FIG. 15 is a schematic diagram of an electronic device according to various embodiments. Referring to FIG. 15, various electronic devices to which display devices according to embodiments are applied may include not only image display electronic devices such as a smart phone ED_1a, a tablet PC ED_1b, a laptop ED_1c, a TV ED_1d, and a desk monitor ED_1e, but also wearable electronic devices including display modules such as smart glasses ED_2a, a head mounted display ED_2b, and a smart watch ED_2c, and vehicle electronic devices ED_3 including display modules such as a CID (Center Information Display) and a room mirror display arranged on a dashboard, center fascia, and dashboard of an automobile.

In a display device according to an embodiment of the present disclosure, by making the numbers or planar areas of protruding members respectively included in a plurality of bump electrodes included in a driving unit different from each other, a contact area between each of the bump electrodes and a corresponding pad electrode may be adjusted differently. Accordingly, even though some of the plurality of bump electrodes have a planar area different from that of the remaining ones, pressure between the bump electrodes and the pad electrodes may be uniformly transmitted in a process of pressing the display panel and the driving unit, resulting in a uniform adjustment of the electrical connection characteristics between the bump electrodes and the pad electrodes.
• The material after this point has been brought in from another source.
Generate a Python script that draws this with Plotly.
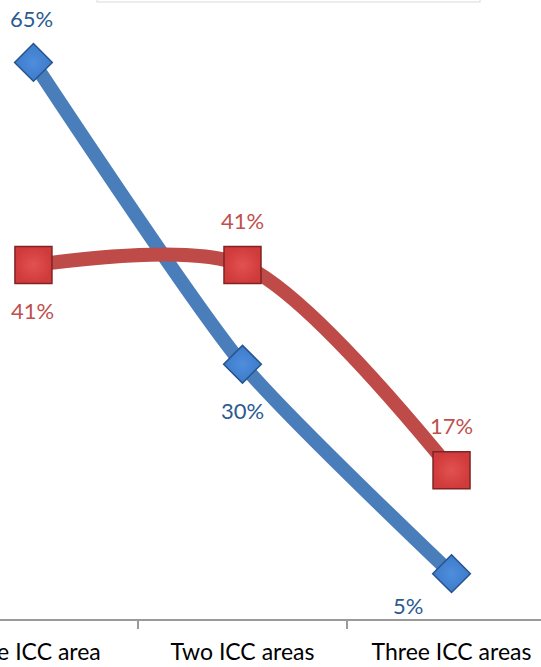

Accordingly, the reliability of the display device including the driving unit may be improved.

Although the above has been described with reference to an embodiment of the present disclosure, those skilled in the art will understand that various modifications and changes can be made to the inventive concept without departing from the scope and the spirit of the present disclosure as set forth in the following claims.

Accordingly. it is understood that the technical scope of the present disclosure should not be limited to the content described in the detailed description of the specification, but should be determined by the claims described hereinafter.